1. Ngapoe Ngawang Jigme was the Tibetan signatory of the 17 point agreement between Tibet and the PRC in 1951. He and the late Panchen Lama have been the key Tibetan figureheads of the regime and held several representative posts since 1959. However, unlike the Panchen Lama who managed to establish some room for political manoeuvre for himself, Ngapoe never seems to have held any real power.
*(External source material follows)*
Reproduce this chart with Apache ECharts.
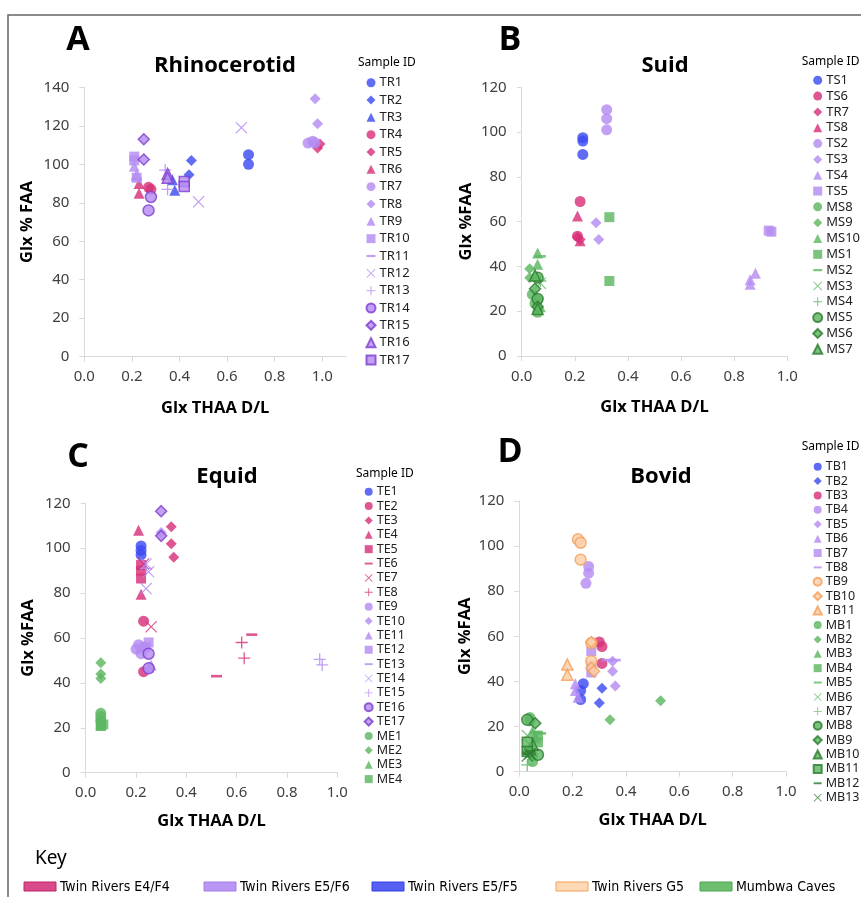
<!DOCTYPE html>
<html>
<head>
<meta charset="utf-8">
<script src="https://cdn.jsdelivr.net/npm/echarts@6/dist/echarts.min.js"></script>
<style>
  html, body { margin: 0; padding: 0; background: #fff; }
  #main { width: 861px; height: 897px; }
</style>
</head>
<body>
<div id="main"></div>
<script>
// tick labels shared by all four x axes
const xTicks = [0, 0.2, 0.4, 0.6, 0.8, 1.0];

// A - Rhinocerotid
const rhinoIds = ['TR1','TR2','TR3','TR4','TR5','TR6','TR7','TR8','TR9','TR10','TR11','TR12','TR13','TR14','TR15','TR16','TR17'];
const rhinoGroups = ['E5F5','E5F5','E5F5','E4F4','E4F4','E4F4','E5F6','E5F6','E5F6','E5F6','E5F6','E5F6','E5F6','E5F6','E5F6','E5F6','E5F6'];
const rhinoPoints = [
  [[0.69,105],[0.69,100]],
  [[0.45,102],[0.44,94.5]],
  [[0.37,92],[0.38,86.5]],
  [[0.27,88],[0.28,87]],
  [[0.99,110.5],[0.98,108.5]],
  [[0.23,85],[0.23,90]],
  [[0.94,111],[0.96,112],[0.97,111]],
  [[0.97,134],[0.98,121]],
  [[0.21,99],[0.22,95]],
  [[0.21,104],[0.21,102],[0.22,93]],
  [[0.22,92]],
  [[0.66,119],[0.48,80.5]],
  [[0.34,97],[0.35,87]],
  [[0.28,83],[0.27,76]],
  [[0.25,113],[0.25,102.5]],
  [[0.35,95],[0.35,93]],
  [[0.42,91],[0.42,88.5]]
];

// B - Suid
const suidIds = ['TS1','TS6','TR7 ','TS8','TS2','TS3','TS4','TS5','MS8','MS9','MS10','MS1','MS2','MS3','MS4','MS5','MS6','MS7'];
const suidGroups = ['E5F5','E4F4','E4F4','E4F4','E5F6','E5F6','E5F6','E5F6','MUM','MUM','MUM','MUM','MUM','MUM','MUM','MUM','MUM','MUM'];
const suidPoints = [
  [[0.23,97.5],[0.23,96],[0.23,90]],
  [[0.22,69],[0.21,53.5]],
  [[0.21,53],[0.22,52]],
  [[0.21,62.5],[0.22,51.5]],
  [[0.32,110],[0.32,106],[0.32,101]],
  [[0.28,59.5],[0.29,52]],
  [[0.88,37],[0.86,34],[0.86,32]],
  [[0.93,56],[0.94,55.5]],
  [[0.04,27.5],[0.05,23.5],[0.06,19.5],[0.06,25]],
  [[0.03,39],[0.03,35]],
  [[0.06,46],[0.06,41],[0.07,22]],
  [[0.33,62],[0.33,33.5]],
  [[0.07,44.5]],
  [[0.07,32.5]],
  [[0.07,33.5]],
  [[0.06,35],[0.06,25.5]],
  [[0.05,30],[0.06,22]],
  [[0.06,21],[0.05,36]]
];

// C - Equid
const equidIds = ['TE1','TE2','TE3','TE4','TE5','TE6','TE7','TE8','TE9','TE10','TE11','TE12','TE13','TE14','TE15','TE16','TE17','ME1','ME2','ME3','ME4'];
const equidGroups = ['E5F5','E4F4','E4F4','E4F4','E4F4','E4F4','E4F4','E4F4','E5F6','E5F6','E5F6','E5F6','E5F6','E5F6','E5F6','E5F6','E5F6','MUM','MUM','MUM','MUM'];
const equidPoints = [
  [[0.22,101],[0.22,99],[0.22,97]],
  [[0.23,67.5],[0.23,45]],
  [[0.34,109.5],[0.34,102],[0.35,96]],
  [[0.21,108],[0.22,79.5]],
  [[0.22,92.5],[0.22,86.5],[0.22,90]],
  [[0.52,43],[0.66,61.5]],
  [[0.26,65],[0.23,93]],
  [[0.62,58],[0.63,51]],
  [[0.21,57],[0.2,55],[0.22,53],[0.23,56]],
  [[0.3,107]],
  [[0.26,48],[0.25,47]],
  [[0.25,58],[0.24,56]],
  [[0.22,54]],
  [[0.24,93],[0.25,89.5],[0.24,82]],
  [[0.93,50.5],[0.94,48],[0.24,91]],
  [[0.25,53],[0.25,46.5]],
  [[0.3,116.5],[0.3,105.5]],
  [[0.06,26.5],[0.06,25],[0.06,23]],
  [[0.06,49],[0.06,44],[0.06,42]],
  [[0.06,22],[0.06,21]],
  [[0.06,22.5],[0.06,21],[0.07,21.5]]
];

// D - Bovid
const bovidIds = ['TB1','TB2','TB3','TB4','TB5','TB6','TB7','TB8','TB9','TB10','TB11','MB1','MB2','MB3','MB4','MB5','MB6','MB7','MB8','MB9','MB10','MB11','MB12','MB13'];
const bovidGroups = ['E5F5','E5F5','E4F4','E5F6','E5F6','E5F6','E5F6','E5F6','G5','G5','G5','MUM','MUM','MUM','MUM','MUM','MUM','MUM','MUM','MUM','MUM','MUM','MUMD','MUMD'];
const bovidPoints = [
  [[0.24,39],[0.23,36],[0.23,32]],
  [[0.31,37],[0.3,30.5]],
  [[0.3,57.5],[0.31,55.5],[0.31,48]],
  [[0.26,91],[0.26,88],[0.25,83.5]],
  [[0.35,49],[0.35,44.5],[0.36,38]],
  [[0.21,39],[0.22,33],[0.21,36]],
  [[0.27,53.5],[0.27,44],[0.27,47]],
  [[0.33,49.5],[0.36,49.5]],
  [[0.22,103],[0.23,101.5],[0.23,94],[0.27,57],[0.27,49]],
  [[0.27,46],[0.28,44.5],[0.27,57.5]],
  [[0.18,47.5],[0.18,43]],
  [[0.04,24],[0.04,22.5],[0.05,4.5],[0.05,7]],
  [[0.53,31.5],[0.34,23]],
  [[0.05,18],[0.06,15]],
  [[0.07,13],[0.07,16]],
  [[0.08,17],[0.06,17.5]],
  [[0.03,16],[0.04,12]],
  [[0.03,3],[0.04,10]],
  [[0.03,23],[0.07,7.5]],
  [[0.06,21.5]],
  [[0.04,10],[0.05,12]],
  [[0.03,13],[0.03,9]],
  [[0.03,8],[0.04,9]],
  [[0.03,7],[0.04,8]]
];

// marker shapes (upper case = outlined)
const rhinoShapes = ['o','d','t','o','d','t','o','d','t','s','-','x','+','O','D','T','S'];
const suidShapes = ['o','o','d','t','o','d','t','s','o','d','t','s','-','x','+','O','D','T'];
const equidShapes = ['o','o','d','t','s','-','x','+','o','d','t','s','-','x','+','O','D','o','d','t','s'];
const bovidShapes = ['o','d','o','o','d','t','s','-','o','d','t','o','d','t','s','-','x','+','O','D','T','S','-','x'];

const colors = { E4F4: '#D8327A', E5F6: '#B48CF2', E5F5: '#3E4CF2', G5: '#FDD0A8', MUM: '#5DB761', MUMD: '#2E7D32' };
const edge = { E5F6: '#7F3FD0', MUM: '#2E7D32', G5: '#F4A05A' };
const SYM = {
  o: 'circle', d: 'diamond', t: 'triangle', s: 'rect',
  '-': 'path://M0,0H10V2.4H0Z',
  x: 'path://M0.7,0L5,4.3L9.3,0L10,0.7L5.7,5L10,9.3L9.3,10L5,5.7L0.7,10L0,9.3L4.3,5L0,0.7Z',
  '+': 'path://M4.45,0H5.55V4.45H10V5.55H5.55V10H4.45V5.55H0V4.45H4.45Z'
};
const SIZE = { o: 11, d: 11, t: 11, s: 10, '-': 11, x: 12, '+': 12 };

const panels = [
  { ids: rhinoIds, groups: rhinoGroups, shapes: rhinoShapes, points: rhinoPoints, letter: 'A', title: 'Rhinocerotid',
    grid: { left: 84.3, top: 87.3, width: 261.8, height: 269.4 }, xMax: 1.1, yMax: 140, yName: 'Glx % FAA', yGap: 49, xGap: 43,
    letterPos: [78, 40], titlePos: [225, 66], sid: [358, 63], legend: { left: 365.5, first: 82.7, step: 17.33, font: 13, icon: 9 } },
  { ids: suidIds, groups: suidGroups, shapes: suidShapes, points: suidPoints, letter: 'B', title: 'Suid',
    grid: { left: 521.7, top: 87.3, width: 265.6, height: 268.7 }, xMax: 1.0, yMax: 120, yName: 'Glx %FAA', yGap: 47, xGap: 43,
    letterPos: [510, 40], titlePos: [665, 66], sid: [801.7, 62], legend: { left: 812.2, first: 80.3, step: 15.82, font: 13, icon: 9 } },
  { ids: equidIds, groups: equidGroups, shapes: equidShapes, points: equidPoints, letter: 'C', title: 'Equid',
    grid: { left: 85.7, top: 503.3, width: 251.6, height: 269.4 }, xMax: 1.0, yMax: 120, yName: 'Glx %FAA', yGap: 49, xGap: 40,
    letterPos: [78, 457], titlePos: [227, 477], sid: [356, 474], legend: { left: 363.7, first: 491.7, step: 14.37, font: 12.5, icon: 8 } },
  { ids: bovidIds, groups: bovidGroups, shapes: bovidShapes, points: bovidPoints, letter: 'D', title: 'Bovid',
    grid: { left: 519.3, top: 501, width: 266.7, height: 270.7 }, xMax: 1.0, yMax: 120, yName: 'Glx %FAA', yGap: 46, xGap: 40,
    letterPos: [510, 452], titlePos: [661, 477], sid: [801.7, 446.7], legend: { left: 812.7, first: 466.7, step: 14.39, font: 12.5, icon: 8 } }
];

const axisGray = '#D9D9D9';
const labelStyle = { color: '#404040', fontSize: 15, fontFamily: 'Noto Sans' };
const grids = [], xAxes = [], yAxes = [], legends = [], series = [], graphics = [];

function txt(x, y, text, font, align) {
  return { type: 'text', x: x, y: y, style: { text: text, font: font, fill: '#000',
    textAlign: align || 'center', align: align || 'center', textVerticalAlign: 'middle', verticalAlign: 'middle' } };
}

panels.forEach(function (p, i) {
  grids.push(Object.assign({ containLabel: false }, p.grid));
  xAxes.push({
    type: 'value', gridIndex: i, min: 0, max: p.xMax, interval: 0.2,
    name: 'Glx THAA D/L', nameLocation: 'middle', nameGap: p.xGap,
    nameTextStyle: { fontWeight: 'bold', fontSize: 16.5, color: '#000', fontFamily: 'Open Sans' },
    axisLine: { lineStyle: { color: axisGray } },
    axisTick: { show: true, length: 5, lineStyle: { color: axisGray }, customValues: xTicks },
    axisLabel: Object.assign({ margin: 13, customValues: xTicks, formatter: function (v) { return v.toFixed(1); } }, labelStyle),
    splitLine: { show: false }
  });
  yAxes.push({
    type: 'value', gridIndex: i, min: 0, max: p.yMax, interval: 20,
    name: p.yName, nameLocation: 'middle', nameGap: p.yGap,
    nameTextStyle: { fontWeight: 'bold', fontSize: 16.5, color: '#000', fontFamily: 'Open Sans' },
    axisLine: { show: true, lineStyle: { color: axisGray } },
    axisTick: { show: true, length: 5, lineStyle: { color: axisGray } },
    axisLabel: Object.assign({ margin: 15 }, labelStyle),
    splitLine: { show: false }
  });
  const L = p.legend;
  legends.push({
    orient: 'vertical', left: L.left, top: L.first - L.step / 2, padding: 0,
    itemGap: 0, itemWidth: L.icon, itemHeight: L.icon, selectedMode: false,
    textStyle: { fontSize: L.font, color: '#222', fontFamily: 'Noto Sans', lineHeight: L.step, padding: [0, 0, 0, -1] },
    data: p.ids.slice()
  });
  p.ids.forEach(function (id, j) {
    const g = p.groups[j];
    const sh = p.shapes[j];
    const low = sh.toLowerCase();
    const outlined = sh !== low || g === 'G5';
    series.push({
      type: 'scatter', name: id, xAxisIndex: i, yAxisIndex: i,
      symbol: SYM[low], symbolSize: SIZE[low], symbolKeepAspect: true,
      itemStyle: {
        color: colors[g], opacity: 0.82,
        borderColor: outlined ? edge[g] : 'transparent', borderWidth: outlined ? 1.5 : 0
      },
      emphasis: { disabled: true },
      data: p.points[j]
    });
  });
  graphics.push(txt(p.letterPos[0], p.letterPos[1], p.letter, 'bold 34px Open Sans'));
  graphics.push(txt(p.titlePos[0], p.titlePos[1], p.title, 'bold 22px Open Sans'));
  graphics.push(txt(p.sid[0], p.sid[1], 'Sample ID', '12px Noto Sans', 'left'));
});

// frame and key
graphics.push({ type: 'rect', shape: { x: 8, y: 15, width: 900, height: 900 }, style: { fill: 'none', stroke: '#666', lineWidth: 1.5 } });
graphics.push(txt(35, 859, 'Key', '19px Noto Sans', 'left'));
const keyNames = ['Twin Rivers E4/F4', 'Twin Rivers E5/F6', 'Twin Rivers E5/F5', 'Twin Rivers G5', 'Mumbwa Caves'];
const keyFill = ['#D94A8A', '#B995F4', '#5560F2', '#FDD9B5', '#6DBE6F'];
const keyStroke = ['#C0246A', '#A57FE8', '#3340E0', '#F4A05A', '#4FA552'];
const keyX = [24, 204, 372, 556, 700];
keyNames.forEach(function (n, k) {
  graphics.push({ type: 'rect', shape: { x: keyX[k], y: 882, width: 32, height: 9 }, style: { fill: keyFill[k], stroke: keyStroke[k], lineWidth: 1 } });
  graphics.push(txt(keyX[k] + 36, 887, n, "14px 'DejaVu Sans Condensed', 'Liberation Sans', sans-serif", 'left'));
});

const chart = echarts.init(document.getElementById('main'), null, { renderer: 'canvas' });
chart.setOption({
  backgroundColor: '#fff',
  animation: false,
  grid: grids,
  xAxis: xAxes,
  yAxis: yAxes,
  legend: legends,
  series: series,
  graphic: graphics
});
</script>
</body>
</html>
2. A number of new leaders who belong to Hu Jintao’s personal network and have been nominated to key positions in recent months were previously posted in the TAR and other provinces with Tibetan populations. Tian Conming, for example, was briefly deputy secretary of the TAR Party Committee during Hu Jintao’s tenure. He has been nominated head of the official news agency Xinhua. Also, Zhang Xuesong was First Secretary at the office of the Gansu Party Committee during Hu Jintao’s tenure as Party secretary there. He then acted as Deputy Secretary of the TAR Party Committee under Hu’s leadership. Zhang was recently promoted to Party leader in Sichuan. (Zhang’s predecessor, Zhou Yonkhang was promoted Minister of Public Security in Beijing instead of the Tibetan Dorje Tsering. The Wall Street Journal of 13 March 2003 reports that Zhou had taken a keen interest in the arrest of the Tibetan Lama Tenzin Deleg Rinpoche in Spring 2002. Zhou is a protégé of Zeng Qinhong, the strongest among five of the nine members of the Standing Committee of the Politburo considered to be loyal to out-going Party leader Jiang Zemin, and Hu Jintao’s potential rival)

3. Ngapoe is an exception, his Party membership was held secret for many years, it became accidentally known during the chaos of the culture revolution.